EXERCISE DETAILS
From the entries below, reproduce exactly the lines from the one with "Recreate this image" through the one with "import * as", both included, without images.
□ □ □ □
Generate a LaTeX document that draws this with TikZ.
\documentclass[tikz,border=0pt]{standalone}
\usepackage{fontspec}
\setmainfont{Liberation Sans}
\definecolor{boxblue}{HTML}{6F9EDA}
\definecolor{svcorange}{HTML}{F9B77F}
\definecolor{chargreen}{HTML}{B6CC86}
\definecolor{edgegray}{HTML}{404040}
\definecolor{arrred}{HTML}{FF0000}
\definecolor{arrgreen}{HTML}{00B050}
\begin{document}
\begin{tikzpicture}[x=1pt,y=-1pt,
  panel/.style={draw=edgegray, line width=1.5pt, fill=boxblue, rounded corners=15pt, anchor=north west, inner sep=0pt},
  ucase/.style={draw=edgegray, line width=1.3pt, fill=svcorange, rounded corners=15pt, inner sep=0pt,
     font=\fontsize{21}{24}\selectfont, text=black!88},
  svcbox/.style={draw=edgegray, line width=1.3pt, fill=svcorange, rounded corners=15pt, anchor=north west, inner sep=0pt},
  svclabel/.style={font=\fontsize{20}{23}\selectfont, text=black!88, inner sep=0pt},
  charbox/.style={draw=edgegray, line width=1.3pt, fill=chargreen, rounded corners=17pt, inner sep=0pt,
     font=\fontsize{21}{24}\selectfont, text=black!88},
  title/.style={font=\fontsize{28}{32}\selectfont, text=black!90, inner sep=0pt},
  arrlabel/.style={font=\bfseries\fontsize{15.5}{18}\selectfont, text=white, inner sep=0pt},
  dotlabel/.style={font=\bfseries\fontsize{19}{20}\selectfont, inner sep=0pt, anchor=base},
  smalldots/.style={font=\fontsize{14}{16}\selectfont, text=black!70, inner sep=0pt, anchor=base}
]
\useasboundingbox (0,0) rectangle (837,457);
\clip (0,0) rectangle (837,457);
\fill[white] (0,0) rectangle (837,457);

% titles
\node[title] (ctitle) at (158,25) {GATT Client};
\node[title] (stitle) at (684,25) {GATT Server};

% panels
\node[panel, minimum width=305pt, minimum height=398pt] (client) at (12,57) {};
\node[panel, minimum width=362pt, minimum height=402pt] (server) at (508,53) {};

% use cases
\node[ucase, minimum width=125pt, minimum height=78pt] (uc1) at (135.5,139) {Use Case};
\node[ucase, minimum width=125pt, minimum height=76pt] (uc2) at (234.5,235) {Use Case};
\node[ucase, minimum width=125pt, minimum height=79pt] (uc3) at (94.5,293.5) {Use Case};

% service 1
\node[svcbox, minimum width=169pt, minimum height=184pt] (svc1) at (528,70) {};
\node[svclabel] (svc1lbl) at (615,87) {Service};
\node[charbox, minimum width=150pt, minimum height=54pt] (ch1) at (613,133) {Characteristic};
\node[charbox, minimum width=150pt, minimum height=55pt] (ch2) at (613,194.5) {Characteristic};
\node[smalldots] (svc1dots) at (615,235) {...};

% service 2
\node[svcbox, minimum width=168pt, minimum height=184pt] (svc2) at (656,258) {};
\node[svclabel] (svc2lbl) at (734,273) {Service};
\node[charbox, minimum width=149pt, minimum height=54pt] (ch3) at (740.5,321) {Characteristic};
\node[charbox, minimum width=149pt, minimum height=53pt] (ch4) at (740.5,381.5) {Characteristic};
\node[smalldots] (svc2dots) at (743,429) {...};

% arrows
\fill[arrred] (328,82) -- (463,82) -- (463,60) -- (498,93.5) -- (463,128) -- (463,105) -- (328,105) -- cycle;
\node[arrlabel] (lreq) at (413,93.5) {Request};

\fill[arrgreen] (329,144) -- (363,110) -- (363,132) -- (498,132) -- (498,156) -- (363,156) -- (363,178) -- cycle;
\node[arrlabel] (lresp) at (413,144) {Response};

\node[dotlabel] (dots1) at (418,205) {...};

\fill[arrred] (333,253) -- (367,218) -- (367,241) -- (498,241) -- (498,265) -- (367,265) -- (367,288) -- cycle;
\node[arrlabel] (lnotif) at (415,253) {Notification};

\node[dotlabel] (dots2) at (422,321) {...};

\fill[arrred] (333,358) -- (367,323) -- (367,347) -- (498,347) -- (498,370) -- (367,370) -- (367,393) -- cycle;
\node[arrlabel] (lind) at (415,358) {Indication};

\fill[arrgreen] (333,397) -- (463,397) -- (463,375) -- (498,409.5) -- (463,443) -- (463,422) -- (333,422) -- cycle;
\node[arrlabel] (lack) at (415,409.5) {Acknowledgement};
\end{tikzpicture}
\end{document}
□ □ □ □
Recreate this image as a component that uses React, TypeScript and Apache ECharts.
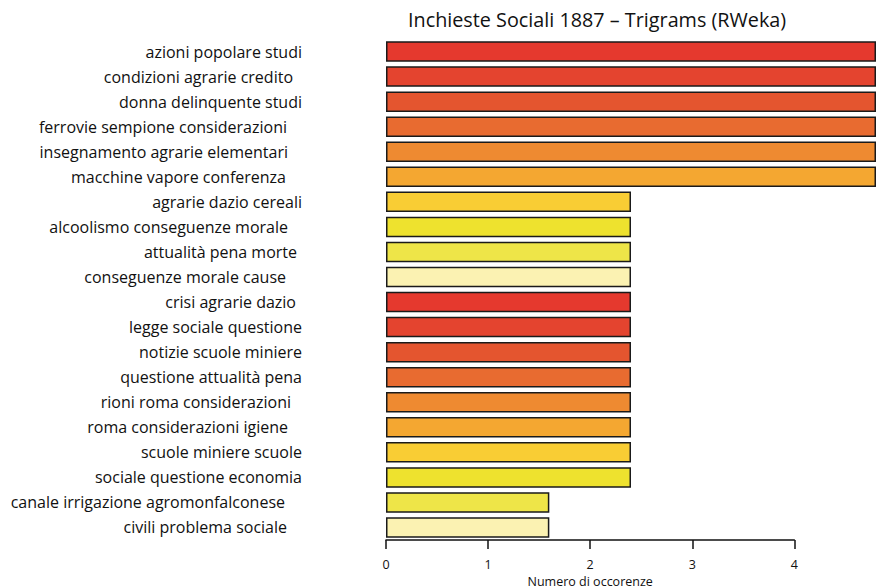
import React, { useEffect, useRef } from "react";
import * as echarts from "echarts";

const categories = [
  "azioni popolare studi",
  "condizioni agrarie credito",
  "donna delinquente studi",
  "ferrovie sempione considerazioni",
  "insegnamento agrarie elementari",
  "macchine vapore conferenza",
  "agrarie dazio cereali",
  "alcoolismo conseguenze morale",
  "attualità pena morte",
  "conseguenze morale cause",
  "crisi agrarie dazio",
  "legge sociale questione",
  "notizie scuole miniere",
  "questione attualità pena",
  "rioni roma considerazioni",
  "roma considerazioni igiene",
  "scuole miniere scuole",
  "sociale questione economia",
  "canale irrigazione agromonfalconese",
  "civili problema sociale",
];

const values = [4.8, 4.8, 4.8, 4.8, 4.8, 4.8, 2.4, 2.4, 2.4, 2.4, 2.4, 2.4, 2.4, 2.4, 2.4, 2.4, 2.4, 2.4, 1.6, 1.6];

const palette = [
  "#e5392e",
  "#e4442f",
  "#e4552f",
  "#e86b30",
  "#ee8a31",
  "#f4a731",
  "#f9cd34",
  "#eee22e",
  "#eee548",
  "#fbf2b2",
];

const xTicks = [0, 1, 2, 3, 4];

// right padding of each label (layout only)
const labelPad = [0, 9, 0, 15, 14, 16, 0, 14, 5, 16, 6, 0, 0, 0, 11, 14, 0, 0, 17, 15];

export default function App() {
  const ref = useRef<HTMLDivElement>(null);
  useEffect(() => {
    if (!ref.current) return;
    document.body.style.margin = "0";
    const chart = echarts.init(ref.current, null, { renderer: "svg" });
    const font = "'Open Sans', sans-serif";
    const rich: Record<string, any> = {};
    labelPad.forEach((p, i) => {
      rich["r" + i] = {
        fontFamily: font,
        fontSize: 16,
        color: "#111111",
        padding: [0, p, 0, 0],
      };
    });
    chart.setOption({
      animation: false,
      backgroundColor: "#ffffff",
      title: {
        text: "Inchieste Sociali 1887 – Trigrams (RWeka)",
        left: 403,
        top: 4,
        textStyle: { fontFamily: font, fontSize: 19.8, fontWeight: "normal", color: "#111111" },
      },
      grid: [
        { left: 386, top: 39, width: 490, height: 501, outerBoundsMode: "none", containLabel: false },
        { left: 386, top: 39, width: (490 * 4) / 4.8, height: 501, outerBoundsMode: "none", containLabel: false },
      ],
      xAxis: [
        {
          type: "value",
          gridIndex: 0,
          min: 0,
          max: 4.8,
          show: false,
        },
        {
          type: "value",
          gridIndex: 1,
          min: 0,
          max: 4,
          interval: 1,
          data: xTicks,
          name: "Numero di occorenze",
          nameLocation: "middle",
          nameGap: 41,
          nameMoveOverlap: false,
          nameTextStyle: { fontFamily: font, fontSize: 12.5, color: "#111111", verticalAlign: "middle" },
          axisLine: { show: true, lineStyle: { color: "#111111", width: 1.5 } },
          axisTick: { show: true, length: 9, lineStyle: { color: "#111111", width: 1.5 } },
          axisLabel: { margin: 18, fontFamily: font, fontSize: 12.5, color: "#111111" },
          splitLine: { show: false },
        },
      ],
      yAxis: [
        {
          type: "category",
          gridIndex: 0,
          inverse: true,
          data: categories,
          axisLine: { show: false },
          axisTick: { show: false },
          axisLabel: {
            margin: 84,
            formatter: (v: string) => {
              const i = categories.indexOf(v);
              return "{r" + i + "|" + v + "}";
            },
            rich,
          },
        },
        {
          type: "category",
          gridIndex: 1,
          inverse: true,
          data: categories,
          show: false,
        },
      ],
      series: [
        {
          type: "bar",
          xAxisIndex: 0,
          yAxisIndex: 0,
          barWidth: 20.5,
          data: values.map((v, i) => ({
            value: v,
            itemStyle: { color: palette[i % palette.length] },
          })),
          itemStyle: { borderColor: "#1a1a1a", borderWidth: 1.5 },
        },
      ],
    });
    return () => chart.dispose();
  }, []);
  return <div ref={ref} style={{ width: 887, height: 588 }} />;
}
□ □ □ □
PROBLEM SOLUTION
Recreate this image as a component that uses React, TypeScript and Apache ECharts.
import React, { useEffect, useRef } from "react";
import * as echarts from "echarts";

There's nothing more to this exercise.